Méthodes et problèmes

Le mode dramatique

Éric Eigenmann, © 2003
Dpt de Français moderne – Université de Genève

I.1. Qu'est-ce que le théâtre?

I.1.1. Art du spectacle et genre littéraire

Les rapports entre texte et théâtre dépendent évidemment des acceptions du mot théâtre, multiples, dont on retiendra les cinq suivantes:

Le théâtre (1) désigne un art du spectacle, art combinatoire impliquant diverses techniques d'expression corporelles et vocales, mais aussi plus largement visuelles et auditives, qui élabore une forme de représentation dans l'espace pouvant procéder d'un texte de théâtre (au sens 2) ou donner lieu à son écriture; c'est plus globalement l'événement socio-culturel qui réunit pour l'occasion, en un même espace et au même moment, les acteurs et les spectateurs de cette représentation.

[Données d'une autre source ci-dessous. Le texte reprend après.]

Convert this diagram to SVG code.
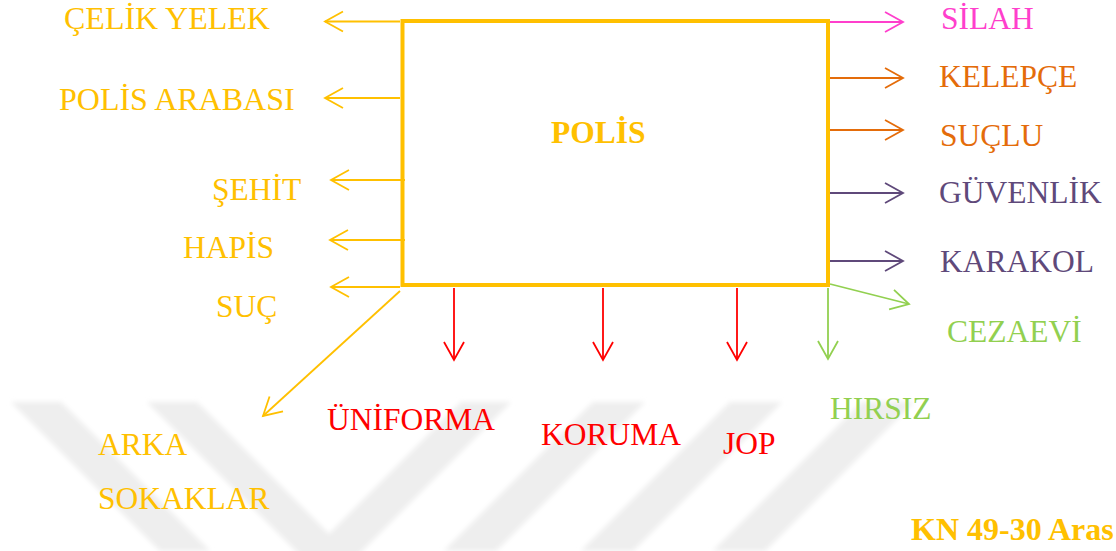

Le théâtre (2), c'est aussi un genre littéraire qualifié de dramatique, qui forme avec l'épique et le lyrique (le récit et la poésie) la fameuse triade romantique des genres, elle-même issue de l'alternative poétique (narratif / dramatique) décrite par Platon et Aristote. Lui appartiennent des textes ou écrits littéraires dotés de certaines caractéristiques liées à la représentation théâtrale, qui les font en général reconnaître d'un coup d'oeil (voir infra, 1.4) et opèrent un classement dans l'œuvre d'un auteur: le théâtre de Victor Hugo par opposition à ses romans et à sa poésie.

Cette première ambivalence appelle la remarque suivante, formulée par Jerzy Grotowski: En France, les pièces publiées en livres sont désignées sous le titre de Théâtre – une erreur à mon sens, parce que ce n'est pas du théâtre, mais de la littérature dramatique (Grotowski, 1969, p. 53-54). L'anglais dispose en revanche de deux termes, theatre et drama. Si le français confère au mot drame des sens qui excluent de suivre la langue de Shakespeare (dont celui retenu dans [L'œuvre dramatique]), il est néanmoins possible de s'en inspirer pour les adjectifs en réservant dramatique au texte et théâtral à la scène, conformément d'ailleurs à l'usage qu'Aristote fait du premier et à l'étymologie grecque du second, rappelée plus bas.